═══ STORED DATA ═══

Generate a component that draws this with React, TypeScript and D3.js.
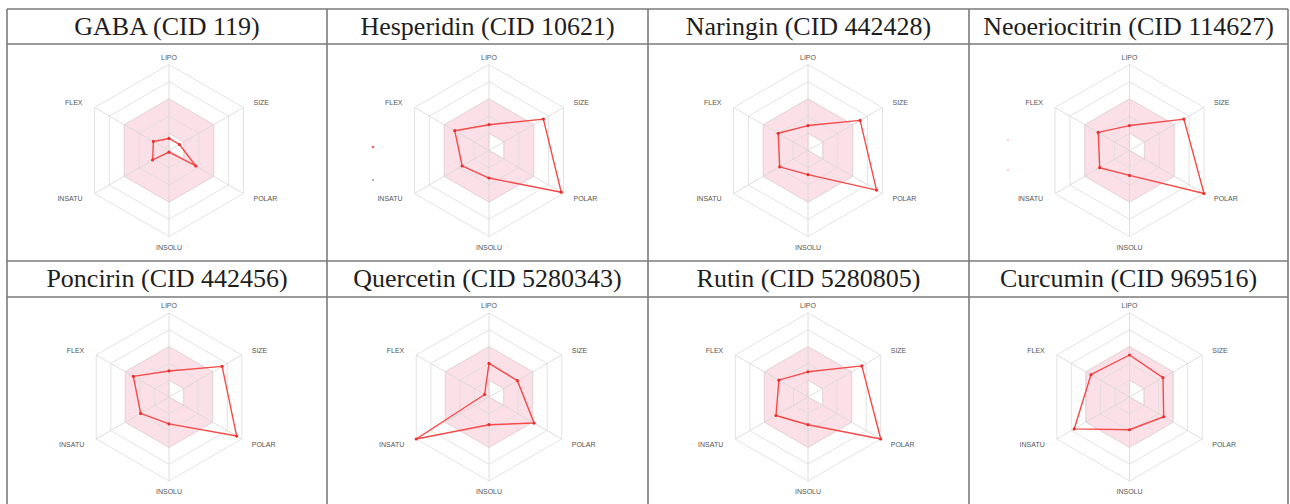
import React from 'react'
import * as d3 from 'd3'

// radar axes, clockwise from the top
const axes = ['LIPO', 'SIZE', 'POLAR', 'INSOLU', 'INSATU', 'FLEX']

// compounds, in table order (row by row)
const compounds = [
  'GABA (CID 119)',
  'Hesperidin (CID 10621)',
  'Naringin (CID 442428)',
  'Neoeriocitrin (CID 114627)',
  'Poncirin (CID 442456)',
  'Quercetin (CID 5280343)',
  'Rutin (CID 5280805)',
  'Curcumin (CID 969516)'
]

// values read off the radars, 0 = centre, 1 = outer hexagon
// order: LIPO, SIZE, POLAR, INSOLU, INSATU, FLEX
const gaba = [0.14, 0.14, 0.36, 0.02, 0.22, 0.21]
const hesperidin = [0.3, 0.73, 0.97, 0.32, 0.36, 0.46]
const naringin = [0.29, 0.7, 0.92, 0.28, 0.38, 0.4]
const neoeriocitrin = [0.29, 0.73, 1.0, 0.29, 0.4, 0.42]
const poncirin = [0.31, 0.73, 0.93, 0.32, 0.39, 0.49]
const quercetin = [0.4, 0.39, 0.62, 0.33, 1.0, 0.06]
const rutin = [0.3, 0.74, 1.0, 0.33, 0.44, 0.4]
const curcumin = [0.5, 0.46, 0.47, 0.39, 0.76, 0.53]

const series = [gaba, hesperidin, naringin, neoeriocitrin, poncirin, quercetin, rutin, curcumin]

// optimal zone (pink band): outer limit and inner limit per axis
const zoneOuter = [0.6, 0.6, 0.6, 0.6, 0.6, 0.6]
const zoneInner = [0.2, 0.2, 0.2, 0, 0, 0]

const gridLevels = [0.2, 0.4, 0.6, 0.8, 1.0]

// table lines
const colX = [7, 327, 648, 969, 1288]
const rowY = [9, 44, 261, 297]
const W = 1290
const H = 504

// radar placement per row
const rowLayout = [
  { titleTop: 9, cy: 150.5, r: 86 },
  { titleTop: 261, cy: 397, r: 84 }
]
const colCx = [169, 489, 808, 1129.5]

function Radar({ cx, cy, r, values }) {
  const rs = d3.scaleLinear().domain([0, 1]).range([0, r])
  const ang = (i) => (i * 2 * Math.PI) / axes.length
  const poly = d3
    .lineRadial()
    .angle((d, i) => ang(i))
    .radius((d) => rs(d))
    .curve(d3.curveLinearClosed)

  const pt = (i, v) => {
    const a = ang(i)
    return [Math.sin(a) * rs(v), -Math.cos(a) * rs(v)]
  }

  return (
    <g transform={`translate(${cx},${cy})`}>
      <path
        d={poly(zoneOuter) + poly(zoneInner)}
        fill="#fbe1e7"
        fillRule="evenodd"
        stroke="#f6c4d0"
        strokeWidth={0.8}
      />
      {gridLevels.map((l) => (
        <path key={l} d={poly(axes.map(() => l))} fill="none" stroke="#dcdcdc" strokeWidth={0.8} />
      ))}
      {axes.map((a, i) => {
        const [x, y] = pt(i, 1)
        return <line key={a} x1={0} y1={0} x2={x} y2={y} stroke="#d6d6d6" strokeWidth={0.8} />
      })}
      {axes.map((a, i) => {
        const [x, y] = pt(i, 1)
        let tx = x
        let ty = y
        let anchor = 'middle'
        if (i === 0) ty = y - 5
        else if (i === 3) ty = y + 13
        else {
          tx = x > 0 ? x + 10 : x - 12
          ty = y < 0 ? y - 5 + 2.7 : y + 5 + 2.7
          anchor = x > 0 ? 'start' : 'end'
        }
        return (
          <text
            key={a}
            x={tx}
            y={ty}
            textAnchor={anchor}
            fontFamily="Liberation Sans, Arial, sans-serif"
            fontSize={7}
            fill="#555"
          >
            {a}
          </text>
        )
      })}
      <path d={poly(values)} fill="none" stroke="#f54a4a" strokeWidth={1.4} strokeLinejoin="round" />
      {values.map((v, i) => {
        const [x, y] = pt(i, v)
        return <circle key={i} cx={x} cy={y} r={1.6} fill="#e83030" />
      })}
    </g>
  )
}

export default function App() {
  return (
    <div style={{ position: 'absolute', left: 0, top: 0 }}>
      <svg width={W} height={H} style={{ display: 'block', background: '#fff' }}>
        {compounds.map((name, k) => {
          const row = Math.floor(k / 4)
          const col = k % 4
          const lay = rowLayout[row]
          const mid = (colX[col] + colX[col + 1]) / 2
          return (
            <g key={name}>
              <text
                x={mid}
                y={lay.titleTop + 26}
                textAnchor="middle"
                fontFamily="Liberation Serif, Times New Roman, serif"
                fontSize={26}
                fill="#1e1e1e"
              >
                {name}
              </text>
              <Radar cx={colCx[col]} cy={lay.cy} r={lay.r} values={series[k]} />
            </g>
          )
        })}
        {/* stray marks left in the source image */}
        <circle cx={373} cy={147} r={1.3} fill="#f06060" />
        <circle cx={373} cy={180} r={0.8} fill="#555" />
        <circle cx={1008} cy={140} r={0.8} fill="#f3a0a0" />
        <circle cx={1008} cy={170} r={0.8} fill="#f3a0a0" />
        {rowY.map((y) => (
          <line key={'h' + y} x1={colX[0]} x2={colX[4]} y1={y} y2={y} stroke="#7a7a7a" strokeWidth={1.6} />
        ))}
        {colX.map((x) => (
          <line key={'v' + x} x1={x} x2={x} y1={rowY[0]} y2={H} stroke="#7a7a7a" strokeWidth={1.6} />
        ))}
      </svg>
    </div>
  )
}
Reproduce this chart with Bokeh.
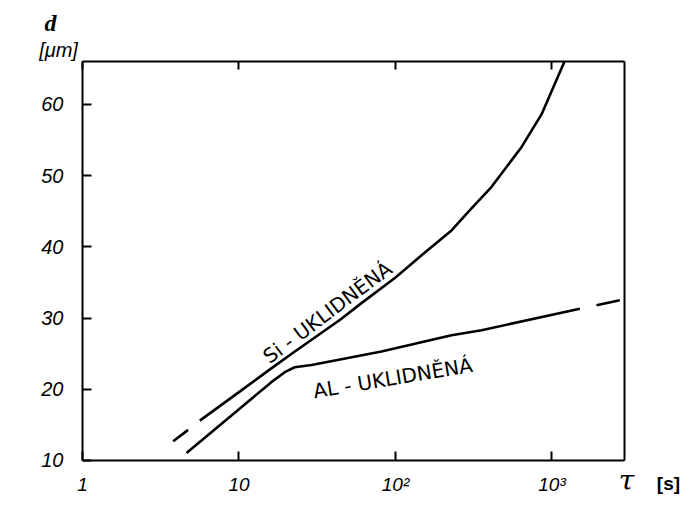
from bokeh.plotting import figure
from bokeh.models import LogAxis, LinearAxis, FixedTicker, Label, Range1d
from bokeh.embed import file_html
from bokeh.resources import INLINE

# --- data ---
x_ticks = [1, 10, 100, 1000]
x_tick_labels = ["1", "10", "10²", "10³"]
y_ticks = [10, 20, 30, 40, 50, 60]
x_lim = (1, 2900)
y_lim = (10, 66.04)

si_dash_tau = [3.8, 4.73]
si_dash_d = [12.7, 14.3]
si_tau = [5.62, 10, 16, 22.4, 44.5, 60.6, 100, 152, 228, 306, 410, 638, 857, 1200]
si_d = [15.6, 19.6, 22.9, 25.2, 29.8, 32.1, 35.7, 39.1, 42.3, 45.4, 48.4, 54.0, 58.6, 66.0]

al_tau = [4.62, 10, 16.1, 19.6, 22.7, 29.1, 81.4, 228, 355, 1506]
al_d = [11.05, 17.2, 21.0, 22.4, 23.1, 23.4, 25.3, 27.6, 28.3, 31.3]
al_dash_tau = [1924, 2712]
al_dash_d = [31.8, 32.5]

FONT = "Liberation Sans"

# the whole canvas is the plotting frame; the chart box is drawn by fixed axes
p = figure(width=684, height=517, x_axis_type="log",
           x_range=Range1d(0.2993, 7025), y_range=Range1d(1.994, 74.6),
           output_backend="svg", toolbar_location=None,
           min_border_left=0, min_border_right=0,
           min_border_top=0, min_border_bottom=0)
p.background_fill_color = "white"
p.border_fill_color = "white"
p.grid.visible = False
p.outline_line_color = None

# bottom axis
xa = p.xaxis[0]
xa.fixed_location = y_lim[0]
xa.bounds = x_lim
xa.ticker = FixedTicker(ticks=x_ticks, minor_ticks=[])
xa.major_label_overrides = {t: s for t, s in zip(x_ticks, x_tick_labels)}
xa.major_tick_in = 9
xa.major_tick_out = 0
xa.major_tick_line_width = 2
xa.axis_line_width = 2
xa.major_label_text_font = FONT
xa.major_label_text_font_style = "italic"
xa.major_label_text_font_size = "19px"
xa.major_label_text_color = "black"
xa.major_label_standoff = 14

# left axis
ya = p.yaxis[0]
ya.fixed_location = x_lim[0]
ya.bounds = y_lim
ya.ticker = FixedTicker(ticks=y_ticks, minor_ticks=[])
ya.major_tick_in = 9
ya.major_tick_out = 0
ya.major_tick_line_width = 2
ya.axis_line_width = 2
ya.major_label_text_font = FONT
ya.major_label_text_font_style = "italic"
ya.major_label_text_font_size = "20px"
ya.major_label_text_color = "black"
ya.major_label_standoff = 19

# top axis: inward ticks only
top = LogAxis(fixed_location=y_lim[1], bounds=x_lim,
              ticker=FixedTicker(ticks=x_ticks, minor_ticks=[]),
              major_tick_in=8, major_tick_out=0, major_tick_line_width=2,
              axis_line_width=2, major_label_text_color=None,
              major_label_text_font_size="1px")
p.add_layout(top, "above")

# right axis: frame line only
right = LinearAxis(fixed_location=x_lim[1], bounds=y_lim,
                   ticker=FixedTicker(ticks=[], minor_ticks=[]),
                   axis_line_width=2, major_label_text_color=None,
                   major_label_text_font_size="1px")
p.add_layout(right, "right")

# curves
p.line(si_tau, si_d, line_color="black", line_width=2.6, line_join="round")
p.line(si_dash_tau, si_dash_d, line_color="black", line_width=2.6)
p.line(al_tau, al_d, line_color="black", line_width=2.6, line_join="round")
p.line(al_dash_tau, al_dash_d, line_color="black", line_width=2.6)

# curve labels
p.add_layout(Label(x=14.8, y=24.3, text="Si - UKLIDNĚNÁ", angle=0.642,
                   text_font="DejaVu Sans", text_font_size="20px",
                   text_color="black",
                   text_align="left", text_baseline="alphabetic"))
p.add_layout(Label(x=29.9, y=19.7, text="AL - UKLIDNĚNÁ", angle=0.166,
                   text_font="DejaVu Sans", text_font_size="20px",
                   text_color="black",
                   text_align="left", text_baseline="alphabetic"))

# axis titles
p.add_layout(Label(x=0.624, y=71.5, text="d", text_font="Liberation Serif",
                   text_font_style="bold italic", text_font_size="24px",
                   text_color="black",
                   text_align="center", text_baseline="middle"))
p.add_layout(Label(x=0.703, y=67.7, text="[μm]", text_font=FONT,
                   text_font_style="italic", text_font_size="20px",
                   text_color="black",
                   text_align="center", text_baseline="middle"))
p.add_layout(Label(x=2992, y=7.19, text="τ", text_font="DejaVu Serif",
                   text_font_style="italic", text_font_size="28px",
                   text_color="black",
                   text_align="center", text_baseline="middle"))
p.add_layout(Label(x=5550, y=6.77, text="[s]", text_font=FONT,
                   text_font_style="bold", text_font_size="19px",
                   text_color="black",
                   text_align="center", text_baseline="middle"))

open("out.html", "w").write(file_html(p, INLINE))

═══

- DIRECTIONS FOR THIS TASK
Pictures are excluded; extract exactly the lines from the start of the data through the line that holds "['LIPO', 'SIZE', 'POLAR', 'INSOLU', 'INSATU', 'FLEX']", both ends included.

- RIGHT ANSWER
Generate a component that draws this with React, TypeScript and D3.js.
import React from 'react'
import * as d3 from 'd3'

// radar axes, clockwise from the top
const axes = ['LIPO', 'SIZE', 'POLAR', 'INSOLU', 'INSATU', 'FLEX']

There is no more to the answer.